Normalized difference vegetative index based crop yield prediction models to minimize nitrogen fertilizer application

Abstract

Scope and Method of Study: The purpose of this study was to develop a theoretical basis and numerical strategy to optimize nitrogen (N) fertilizer application and thereby improve crop yield potential models, increase economic efficiency, and reduce excess N entering the environment. This study focused on formulating systematic continuous functions to describe the relationship between plant response to supplemental N fertilizer and spectral measures of plant stand quality (normalized difference vegetative index or NDVI). A derived continuous definition of plant response to N was combined with current agronomic theory to extend current yield potential modeling equations. Secondary research in this study evaluated the estimation and use of fractional vegetative cover as an ancillary description of yield.

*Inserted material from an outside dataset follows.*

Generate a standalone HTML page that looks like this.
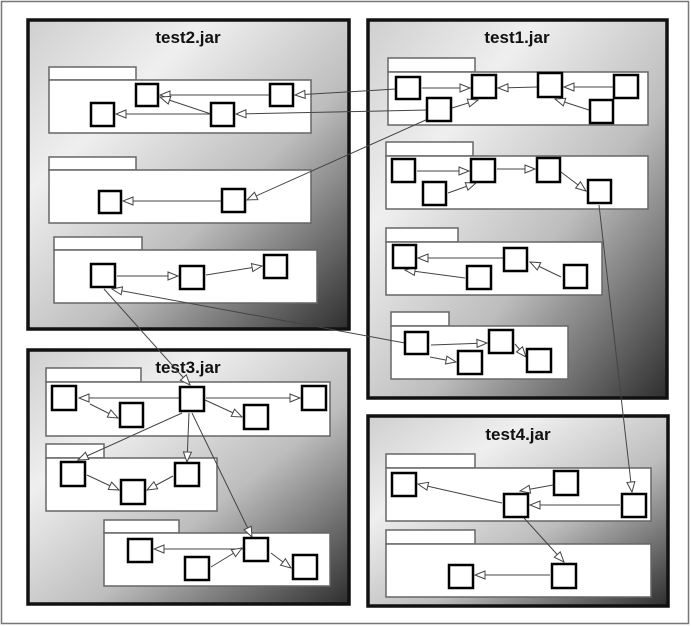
<!DOCTYPE html>
<html><head><meta charset="utf-8"><style>
html,body{margin:0;padding:0;background:#fff;width:691px;height:626px;overflow:hidden}
svg{display:block}
text{font-family:"Liberation Sans",sans-serif;font-weight:bold;font-size:17px;fill:#111}
</style></head><body>
<svg width="691" height="626" viewBox="0 0 691 626" xmlns="http://www.w3.org/2000/svg">
<defs>
<linearGradient id="g" x1="0" y1="0" x2="1" y2="1">
<stop offset="0" stop-color="#cfcfcf"/>
<stop offset="0.28" stop-color="#efefef"/>
<stop offset="0.6" stop-color="#bdbdbd"/>
<stop offset="1" stop-color="#2e2e2e"/>
</linearGradient>
<marker id="a" markerWidth="12" markerHeight="10" refX="11" refY="5" orient="auto" markerUnits="userSpaceOnUse">
<path d="M1,1 L11,5 L1,9 Z" fill="#fff" stroke="#444" stroke-width="1"/>
</marker>
</defs>
<rect x="1.5" y="1.5" width="687" height="622" fill="#fff" stroke="#777" stroke-width="1.5"/>
<g stroke="#111" stroke-width="3.5" fill="url(#g)">
<rect x="28" y="20" width="321" height="309"/>
<rect x="368" y="20" width="299" height="378"/>
<rect x="28" y="350" width="321" height="254"/>
<rect x="368" y="416" width="300" height="190"/>
</g>
<text x="188" y="43" text-anchor="middle">test2.jar</text>
<text x="517" y="43" text-anchor="middle">test1.jar</text>
<text x="188" y="373" text-anchor="middle">test3.jar</text>
<text x="518" y="440" text-anchor="middle">test4.jar</text>
<g fill="#fff" stroke="#666" stroke-width="1.5">
<rect x="49" y="67" width="87" height="13"/><rect x="49" y="80" width="262" height="53"/>
<rect x="49" y="157" width="87" height="13"/><rect x="49" y="170" width="262" height="53"/>
<rect x="54" y="237" width="88" height="13"/><rect x="54" y="250" width="263" height="53"/>
<rect x="388" y="58" width="87" height="14"/><rect x="388" y="72" width="260" height="53"/>
<rect x="386" y="142" width="87" height="14"/><rect x="386" y="156" width="262" height="53"/>
<rect x="386" y="228" width="72" height="14"/><rect x="386" y="242" width="216" height="53"/>
<rect x="391" y="312" width="58" height="14"/><rect x="391" y="326" width="177" height="53"/>
<rect x="46" y="368" width="95" height="14"/><rect x="46" y="382" width="284" height="54"/>
<rect x="46" y="444" width="58" height="14"/><rect x="46" y="458" width="171" height="53"/>
<rect x="104" y="520" width="75" height="13"/><rect x="104" y="533" width="226" height="53"/>
<rect x="386" y="454" width="89" height="14"/><rect x="386" y="468" width="265" height="53"/>
<rect x="386" y="530" width="89" height="14"/><rect x="386" y="544" width="265" height="53"/>
</g>
<g stroke="#444" stroke-width="1" fill="none" marker-end="url(#a)">
<line x1="270" y1="95" x2="160" y2="95"/>
<line x1="211" y1="114" x2="160" y2="97"/>
<line x1="211" y1="114" x2="116" y2="114"/>
<line x1="396" y1="89" x2="295" y2="95"/>
<line x1="427" y1="110" x2="236" y2="114"/>
<line x1="428" y1="119" x2="247" y2="200"/>
<line x1="222" y1="201" x2="123" y2="201"/>
<line x1="117" y1="276" x2="178" y2="276"/>
<line x1="206" y1="275" x2="262" y2="266"/>
<line x1="405" y1="343" x2="112" y2="289"/>
<line x1="104" y1="289" x2="190" y2="385"/>
<line x1="422" y1="88" x2="470" y2="88"/>
<line x1="452" y1="108" x2="478" y2="100"/>
<line x1="538" y1="87" x2="498" y2="88"/>
<line x1="614" y1="87" x2="564" y2="87"/>
<line x1="589" y1="110" x2="555" y2="99"/>
<line x1="417" y1="171" x2="469" y2="171"/>
<line x1="448" y1="193" x2="476" y2="183"/>
<line x1="497" y1="169" x2="535" y2="169"/>
<line x1="561" y1="172" x2="586" y2="191"/>
<line x1="599" y1="205" x2="632" y2="492"/>
<line x1="504" y1="258" x2="418" y2="258"/>
<line x1="465" y1="278" x2="405" y2="270"/>
<line x1="561" y1="277" x2="530" y2="262"/>
<line x1="431" y1="345" x2="487" y2="343"/>
<line x1="430" y1="357" x2="456" y2="362"/>
<line x1="515" y1="344" x2="526" y2="357"/>
<line x1="179" y1="398" x2="79" y2="398"/>
<line x1="90" y1="404" x2="118" y2="418"/>
<line x1="206" y1="398" x2="300" y2="398"/>
<line x1="205" y1="400" x2="242" y2="417"/>
<line x1="182" y1="413" x2="78" y2="460"/>
<line x1="189" y1="413" x2="187" y2="462"/>
<line x1="192" y1="413" x2="252" y2="537"/>
<line x1="87" y1="475" x2="119" y2="490"/>
<line x1="173" y1="476" x2="147" y2="490"/>
<line x1="244" y1="549" x2="154" y2="549"/>
<line x1="211" y1="567" x2="242" y2="548"/>
<line x1="271" y1="553" x2="291" y2="568"/>
<line x1="502" y1="503" x2="418" y2="484"/>
<line x1="553" y1="485" x2="520" y2="491"/>
<line x1="620" y1="505" x2="530" y2="505"/>
<line x1="524" y1="518" x2="564" y2="562"/>
<line x1="550" y1="575" x2="475" y2="575"/>
</g>
<g fill="#fff" stroke="#000" stroke-width="2.5">
<rect x="136" y="84" width="22" height="22"/><rect x="91" y="103" width="23" height="23"/>
<rect x="211" y="103" width="23" height="23"/><rect x="270" y="84" width="23" height="22"/>
<rect x="99" y="191" width="22" height="22"/><rect x="222" y="189" width="23" height="23"/>
<rect x="91" y="264" width="24" height="23"/><rect x="180" y="266" width="24" height="23"/>
<rect x="264" y="255" width="23" height="23"/>
<rect x="396" y="77" width="24" height="22"/><rect x="472" y="75" width="24" height="23"/>
<rect x="538" y="73" width="24" height="24"/><rect x="614" y="75" width="24" height="23"/>
<rect x="427" y="98" width="24" height="23"/><rect x="590" y="100" width="23" height="23"/>
<rect x="392" y="159" width="23" height="23"/><rect x="471" y="159" width="24" height="23"/>
<rect x="537" y="158" width="23" height="24"/><rect x="588" y="180" width="23" height="23"/>
<rect x="423" y="182" width="23" height="23"/>
<rect x="393" y="245" width="23" height="23"/><rect x="467" y="266" width="24" height="23"/>
<rect x="504" y="248" width="23" height="23"/><rect x="564" y="265" width="23" height="23"/>
<rect x="405" y="332" width="23" height="22"/><rect x="489" y="330" width="24" height="23"/>
<rect x="458" y="351" width="24" height="23"/><rect x="527" y="349" width="24" height="23"/>
<rect x="52" y="386" width="24" height="24"/><rect x="120" y="403" width="23" height="24"/>
<rect x="180" y="387" width="24" height="24"/><rect x="244" y="405" width="24" height="24"/>
<rect x="302" y="386" width="24" height="24"/>
<rect x="61" y="462" width="24" height="24"/><rect x="121" y="480" width="24" height="24"/>
<rect x="175" y="463" width="24" height="23"/>
<rect x="128" y="539" width="24" height="23"/><rect x="185" y="557" width="24" height="23"/>
<rect x="244" y="538" width="24" height="23"/><rect x="293" y="555" width="24" height="24"/>
<rect x="392" y="473" width="24" height="23"/><rect x="554" y="471" width="24" height="24"/>
<rect x="504" y="494" width="24" height="23"/><rect x="622" y="494" width="24" height="23"/>
<rect x="449" y="565" width="24" height="23"/><rect x="552" y="564" width="24" height="24"/>
</g>
</svg>
</body></html>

Findings and Conclusions: This study found that plant response to supplemental nitrogen (N) is functionally related to plant stand quality and residual N sufficiency measured by NDVI. Specifically plant response to supplemental N decreases as plant stand quality increases as a function of residual N from the plant-soil matrix. A sigmoidal yield equation was proposed to replace existing yield potential models, which incorporated agronomic boundary conditions and continuous plant response to supplemental N. This study demonstrated that the sigmoidal yield curve integrated continuous plant response to N supplementation and biological constraints more effectively than current empirically derived models. Additionally, the sigmoidal model demonstrated a method of predicting the maximum biophysical limit of yield and provided a quantifiable estimate of yield gain. Furthermore, yield gain was found to be subject to N application rate and further research could be developed to derive the economic net benefit of application rate for specific plant stands. Secondary research in this study also found that fractional vegetative cover could be estimated by a systematic relationship between the mean and variance of NDVI measured by sub-sampling sensors. This finding did not directly contribute to yield prediction, but provides an applicable method for estimating fractional vegetative cover in the field with the use of sub-sampling optical sensors.